[begin Data records]

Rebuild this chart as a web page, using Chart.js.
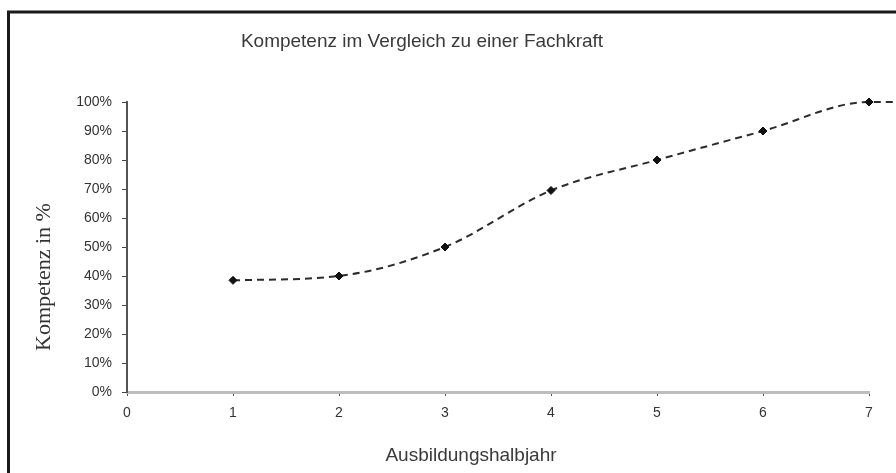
<!DOCTYPE html>
<html>
<head>
<meta charset="utf-8">
<script src="https://cdn.jsdelivr.net/npm/chart.js@4"></script>
<style>
  html, body { margin: 0; padding: 0; background: #fff; }
  #wrap { width: 896px; height: 473px; position: relative; }
</style>
</head>
<body>
<div id="wrap"><canvas id="chart"></canvas></div>
<script>
// ---- Data ----
const halbjahre = [1, 2, 3, 4, 5, 6, 7, 8];
const kompetenz = [38.5, 40, 50, 69.5, 80, 90, 100, 100];
const xTicks = [0, 1, 2, 3, 4, 5, 6, 7];
const yTicks = [0, 10, 20, 30, 40, 50, 60, 70, 80, 90, 100];

const titleText = 'Kompetenz im Vergleich zu einer Fachkraft';
const xLabel = 'Ausbildungshalbjahr';
const yLabel = 'Kompetenz in %';

// frame + free-standing labels, like the old Excel export
const frameAndLabels = {
    id: 'frameAndLabels',
    afterDraw(chart) {
        const ctx = chart.ctx;
        const area = chart.chartArea;
        ctx.save();

        ctx.strokeStyle = '#1a1a1a';
        ctx.lineWidth = 3;
        ctx.beginPath();
        ctx.moveTo(8.5, chart.height + 5);
        ctx.lineTo(8.5, 12);
        ctx.lineTo(chart.width + 5, 12);
        ctx.stroke();

        ctx.fillStyle = '#3a3a3a';
        ctx.textAlign = 'center';
        ctx.textBaseline = 'middle';
        ctx.font = '19px "Liberation Sans", Arial, sans-serif';
        ctx.fillText(titleText, area.left + 295, 42);

        ctx.fillText(xLabel, area.left + 344, area.bottom + 64);

        ctx.fillStyle = '#333';
        ctx.translate(44, area.top + 175);
        ctx.rotate(-Math.PI / 2);
        ctx.font = '22px "Liberation Serif", "Times New Roman", serif';
        ctx.fillText(yLabel, 0, 0);
        ctx.restore();
    }
};

new Chart(document.getElementById('chart'), {
    type: 'line',
    data: {
        datasets: [{
            data: halbjahre.map((h, i) => ({ x: h, y: kompetenz[i] })),
            borderColor: '#2b2b2b',
            borderWidth: 2,
            borderDash: [7, 5],
            cubicInterpolationMode: 'monotone',
            pointStyle: 'rectRot',
            pointRadius: 4,
            pointBackgroundColor: '#111',
            pointBorderColor: '#111',
            pointBorderWidth: 1,
            fill: false,
            clip: false
        }]
    },
    options: {
        responsive: true,
        maintainAspectRatio: false,
        animation: false,
        layout: { padding: { left: 0, top: 102, right: 27, bottom: 0 } },
        plugins: {
            legend: { display: false },
            title: { display: false },
            tooltip: { enabled: false }
        },
        scales: {
            x: {
                type: 'linear',
                // range set after data limits so the point past 7 is still drawn
                afterDataLimits: (scale) => { scale.min = 0; scale.max = 7; },
                afterFit: (scale) => { scale.height = 81; },
                afterBuildTicks: (scale) => { scale.ticks = xTicks.map(v => ({ value: v })); },
                grid: { drawOnChartArea: false, drawTicks: true, tickLength: 4, color: '#555', lineWidth: 1 },
                border: { color: '#bdbdbd', width: 3 },
                ticks: {
                    padding: 9,
                    color: '#333',
                    font: { family: '"Liberation Sans", Arial, sans-serif', size: 14 }
                }
            },
            y: {
                min: 0,
                max: 100,
                afterFit: (scale) => { scale.width = 127; },
                afterBuildTicks: (scale) => { scale.ticks = yTicks.map(v => ({ value: v })); },
                grid: { drawOnChartArea: false, drawTicks: true, tickLength: 5, color: '#444', lineWidth: 1 },
                border: { color: '#555', width: 2 },
                ticks: {
                    padding: 10,
                    color: '#333',
                    font: { family: '"Liberation Sans", Arial, sans-serif', size: 14 },
                    callback: v => `${v}%`
                }
            }
        }
    },
    plugins: [frameAndLabels]
});
</script>
</body>
</html>
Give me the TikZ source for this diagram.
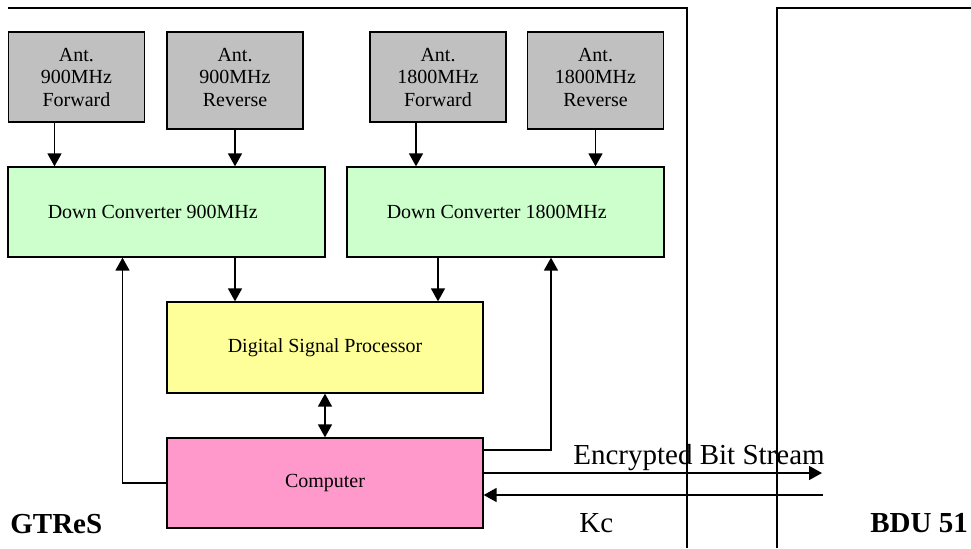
\documentclass[tikz,border=0pt]{standalone}
\usepackage{fontspec}
\setmainfont{Liberation Serif}
\usetikzlibrary{arrows.meta}

\definecolor{antgray}{HTML}{C0C0C0}
\definecolor{convgreen}{HTML}{CCFFCC}
\definecolor{dspyellow}{HTML}{FFFF99}
\definecolor{comppink}{HTML}{FF99CC}

\begin{document}
\begin{tikzpicture}[x=0.5pt,y=-0.5pt,
    small/.style={font=\fontsize{10}{11.3}\selectfont},
    big/.style={font=\fontsize{14.5}{17}\selectfont,inner sep=0pt,anchor=base west},
    box/.style={draw,line width=0.65pt,inner sep=0pt,align=center,small},
    ant/.style={box,fill=antgray,minimum width=68pt},
    unit/.style={box,minimum width=158.5pt,minimum height=45pt},
    wire/.style={line width=0.8pt},
    sig/.style={wire,-{Triangle[length=6.5pt,width=7pt]}},
    frame/.style={line width=0.8pt}]
    \useasboundingbox (0,0) rectangle (971,548);

    % site borders
    \draw[frame] (8,8) -- (687,8) -- (687,548);
    \draw[frame] (777,548) -- (777,8) -- (971,8);

    % antennas
    \foreach \name/\x/\h/\deep/\txt in {antA/76.5/90/0/{Ant.\\900MHz\\Forward},
                                        antB/235/97/3.5/{Ant.\\900MHz\\Reverse},
                                        antC/438/90/0/{Ant.\\1800MHz\\Forward},
                                        antD/595.5/97/3.5/{Ant.\\1800MHz\\Reverse}}{
        \node[ant,minimum height={\h*0.5pt},text depth=\deep pt] (\name) at (\x,{32+\h/2}) {\txt};
    }

    % converters, DSP, computer
    \node[unit,fill=convgreen,label={[small,anchor=west,inner sep=0pt,xshift=20pt]west:Down Converter 900MHz}] (dcLow) at (166.5,212) {};
    \node[unit,fill=convgreen,label={[small,anchor=west,inner sep=0pt,xshift=20pt]west:Down Converter 1800MHz}] (dcHigh) at (505.5,212) {};
    \node[unit,fill=dspyellow,minimum width=158pt,minimum height=45.5pt] (dsp) at (325,347.5) {Digital Signal Processor};
    \node[unit,fill=comppink,minimum width=158pt] (comp) at (325,483) {Computer};

    \draw[sig] ([xshift=-11pt]antA.south) -- ([xshift=-11pt]antA.south |- dcLow.north);
    \draw[sig] (antB.south) -- (antB.south |- dcLow.north);
    \draw[sig] ([xshift=-11pt]antC.south) -- ([xshift=-11pt]antC.south |- dcHigh.north);
    \draw[sig] (antD.south) -- (antD.south |- dcHigh.north);

    \draw[sig] (antB.south |- dcLow.south) -- (antB.south |- dsp.north);
    \draw[sig] (antC.south |- dcHigh.south) -- (antC.south |- dsp.north);
    \draw[wire,{Triangle[length=6.5pt,width=7pt]}-{Triangle[length=6.5pt,width=7pt]}] (dsp) -- (comp);

    \draw[sig] (comp.west) -| ([xshift=-22pt]dcLow.south);
    \draw[sig] ([yshift=16.5pt]comp.east) -| ([xshift=22.75pt]dcHigh.south);

    % link to the BDU
    \coordinate (encEnd) at (822,473);
    \coordinate (kcStart) at (823,495);
    \draw[sig] ([yshift=5pt]comp.east) -- (encEnd);
    \draw[sig] (kcStart) -- ([yshift=-6pt]comp.east);

    \node[big] (encLabel) at (573,464) {Encrypted Bit Stream};
    \node[big] (kcLabel) at (579,532) {Kc};
    \node[big] (gtres) at (10,533) {\textbf{GTReS}};
    \node[big] (bdu) at (870,532) {\textbf{BDU 51}};
\end{tikzpicture}
\end{document}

[end Data records]

# Exercise objective
Write out every line of the entries that holds the word "this".

# Finished task
Rebuild this chart as a web page, using Chart.js.
Give me the TikZ source for this diagram.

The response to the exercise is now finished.